WRITTEN INSTRUCTION: For the copy, please give all of the data again exactly and leave the pictures out.

## Start

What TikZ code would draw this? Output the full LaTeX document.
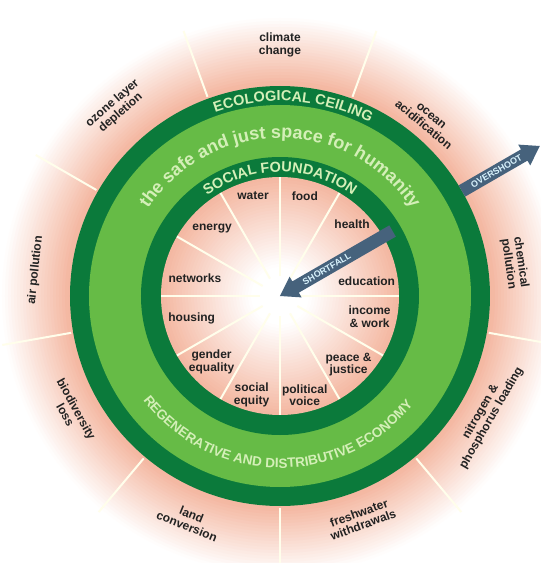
\documentclass[tikz,border=0pt]{standalone}
\usepackage{fontspec}
\setmainfont{Liberation Sans}
\usetikzlibrary{decorations.text}
\definecolor{ceiling}{HTML}{0B7A3B}
\definecolor{safe}{HTML}{66BB46}
\definecolor{blush}{HTML}{F4B8A2}
\definecolor{pale}{HTML}{D4EFB8}
\definecolor{slate}{HTML}{46627C}
\definecolor{ink}{HTML}{222222}

\begin{document}
\begin{tikzpicture}[x=1pt, y=1pt,
    L/.style={font=\bfseries\fontsize{12}{12.5}\selectfont,
      align=center, text=ink, inner sep=0pt},
    R/.style={decorate, decoration={text along path,
      text align=center, text color=pale}},
    W/.style={draw=white!92!yellow, line width=2pt},
    T/.style={font=\bfseries\fontsize{9}{9}\selectfont,
      text=white!85!cyan, rotate=30}]
  \useasboundingbox (-280,-267) rectangle (261,296);
  \foreach \rad in {290,287,...,209} {
    \pgfmathsetmacro\p{min(100,(280-\rad)*100/66)}
    \pgfmathsetmacro\p{max(0,\p)}
    \fill[blush!\p!white] (0,0) circle[radius=\rad pt];
  }
  \foreach \a in {110,70,...,-210}
    \draw[W] (\a:212) -- (\a:282);
  \fill[ceiling] (0,0) circle[radius=210pt];
  \fill[safe] (0,0) circle[radius=191pt];
  \fill[ceiling] (0,0) circle[radius=139pt];
  \foreach \rad in {119,116,...,20} {
    \pgfmathsetmacro\p{max(0,(\rad-30)*100/89)}
    \fill[blush!\p!white] (0,0) circle[radius=\rad pt];
  }
  \foreach \a in {0,30,...,330}
    \draw[W] (\a:20) -- (\a:119);

  \path[R, decoration={text={|\bfseries\fontsize{14.5}{15}\selectfont|ECOLOGICAL CEILING}}]
    (146:195) arc[start angle=146, end angle=26, radius=195pt];
  \path[R, decoration={text={|\bfseries\fontsize{18}{18}\selectfont|the safe and just space for humanity}}]
    (170:158) arc[start angle=170, end angle=10, radius=158pt];
  \path[R, decoration={text={|\bfseries\fontsize{14.5}{15}\selectfont|SOCIAL FOUNDATION}}]
    (160:124) arc[start angle=160, end angle=20, radius=124pt];
  \path[R, decoration={text={|\bfseries\fontsize{13.5}{14}\selectfont|REGENERATIVE AND DISTRIBUTIVE ECONOMY}}]
    (-156:172) arc[start angle=-156, end angle=-26, radius=172pt];

  \foreach \a/\rad/\txt [count=\i] in {105/104/water, 76/103/food,
      135/96/energy, 45/102/health, 168/87/networks, 10/88/education,
      194/91/housing, -13/92/{income\\\& work},
      224/95/{gender\\equality}, -45/97/{peace \&\\justice},
      254/103/{social\\equity}, -76/102/{political\\voice}}
    \node[L] (sf\i) at (\a:\rad) {\txt};

  \foreach \a/\rad/\txt [count=\i] in {90/251/{climate\\change},
      50/229/{ocean\\acidification}, 8/237/{chemical\\pollution},
      -30/238/{nitrogen \&\\phosphorus loading},
      -70/237/{freshwater\\withdrawals}, -112/242/{land\\conversion},
      -151/239/{biodiversity\\loss}, 174/246/{air pollution},
      131/249/{ozone layer\\depletion}} {
    \pgfmathsetmacro\rot{ifthenelse(\a>0,\a-90,\a+90)}
    \node[L, rotate=\rot] (pb\i) at (\a:\rad) {\txt};
  }

  \fill[slate, rotate=30] (0,0) -- (18,12) -- (18,6.5) -- (130,6.5)
    -- (130,-6.5) -- (18,-6.5) -- (18,-12) -- cycle;
  \node[T] (short) at (30:54) {SHORTFALL};
  \fill[slate, rotate=30] (210,6.5) -- (282,6.5) -- (282,12) -- (300,0)
    -- (282,-12) -- (282,-6.5) -- (210,-6.5) -- cycle;
  \node[T] (over) at (30:250) {OVERSHOOT};
\end{tikzpicture}
\end{document}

## End

EXERCISE ANSWER:
What TikZ code would draw this? Output the full LaTeX document.
\documentclass[tikz,border=0pt]{standalone}
\usepackage{fontspec}
\setmainfont{Liberation Sans}
\usetikzlibrary{decorations.text}
\definecolor{ceiling}{HTML}{0B7A3B}
\definecolor{safe}{HTML}{66BB46}
\definecolor{blush}{HTML}{F4B8A2}
\definecolor{pale}{HTML}{D4EFB8}
\definecolor{slate}{HTML}{46627C}
\definecolor{ink}{HTML}{222222}

\begin{document}
\begin{tikzpicture}[x=1pt, y=1pt,
    L/.style={font=\bfseries\fontsize{12}{12.5}\selectfont,
      align=center, text=ink, inner sep=0pt},
    R/.style={decorate, decoration={text along path,
      text align=center, text color=pale}},
    W/.style={draw=white!92!yellow, line width=2pt},
    T/.style={font=\bfseries\fontsize{9}{9}\selectfont,
      text=white!85!cyan, rotate=30}]
  \useasboundingbox (-280,-267) rectangle (261,296);
  \foreach \rad in {290,287,...,209} {
    \pgfmathsetmacro\p{min(100,(280-\rad)*100/66)}
    \pgfmathsetmacro\p{max(0,\p)}
    \fill[blush!\p!white] (0,0) circle[radius=\rad pt];
  }
  \foreach \a in {110,70,...,-210}
    \draw[W] (\a:212) -- (\a:282);
  \fill[ceiling] (0,0) circle[radius=210pt];
  \fill[safe] (0,0) circle[radius=191pt];
  \fill[ceiling] (0,0) circle[radius=139pt];
  \foreach \rad in {119,116,...,20} {
    \pgfmathsetmacro\p{max(0,(\rad-30)*100/89)}
    \fill[blush!\p!white] (0,0) circle[radius=\rad pt];
  }
  \foreach \a in {0,30,...,330}
    \draw[W] (\a:20) -- (\a:119);

  \path[R, decoration={text={|\bfseries\fontsize{14.5}{15}\selectfont|ECOLOGICAL CEILING}}]
    (146:195) arc[start angle=146, end angle=26, radius=195pt];
  \path[R, decoration={text={|\bfseries\fontsize{18}{18}\selectfont|the safe and just space for humanity}}]
    (170:158) arc[start angle=170, end angle=10, radius=158pt];
  \path[R, decoration={text={|\bfseries\fontsize{14.5}{15}\selectfont|SOCIAL FOUNDATION}}]
    (160:124) arc[start angle=160, end angle=20, radius=124pt];
  \path[R, decoration={text={|\bfseries\fontsize{13.5}{14}\selectfont|REGENERATIVE AND DISTRIBUTIVE ECONOMY}}]
    (-156:172) arc[start angle=-156, end angle=-26, radius=172pt];

  \foreach \a/\rad/\txt [count=\i] in {105/104/water, 76/103/food,
      135/96/energy, 45/102/health, 168/87/networks, 10/88/education,
      194/91/housing, -13/92/{income\\\& work},
      224/95/{gender\\equality}, -45/97/{peace \&\\justice},
      254/103/{social\\equity}, -76/102/{political\\voice}}
    \node[L] (sf\i) at (\a:\rad) {\txt};

  \foreach \a/\rad/\txt [count=\i] in {90/251/{climate\\change},
      50/229/{ocean\\acidification}, 8/237/{chemical\\pollution},
      -30/238/{nitrogen \&\\phosphorus loading},
      -70/237/{freshwater\\withdrawals}, -112/242/{land\\conversion},
      -151/239/{biodiversity\\loss}, 174/246/{air pollution},
      131/249/{ozone layer\\depletion}} {
    \pgfmathsetmacro\rot{ifthenelse(\a>0,\a-90,\a+90)}
    \node[L, rotate=\rot] (pb\i) at (\a:\rad) {\txt};
  }

  \fill[slate, rotate=30] (0,0) -- (18,12) -- (18,6.5) -- (130,6.5)
    -- (130,-6.5) -- (18,-6.5) -- (18,-12) -- cycle;
  \node[T] (short) at (30:54) {SHORTFALL};
  \fill[slate, rotate=30] (210,6.5) -- (282,6.5) -- (282,12) -- (300,0)
    -- (282,-12) -- (282,-6.5) -- (210,-6.5) -- cycle;
  \node[T] (over) at (30:250) {OVERSHOOT};
\end{tikzpicture}
\end{document}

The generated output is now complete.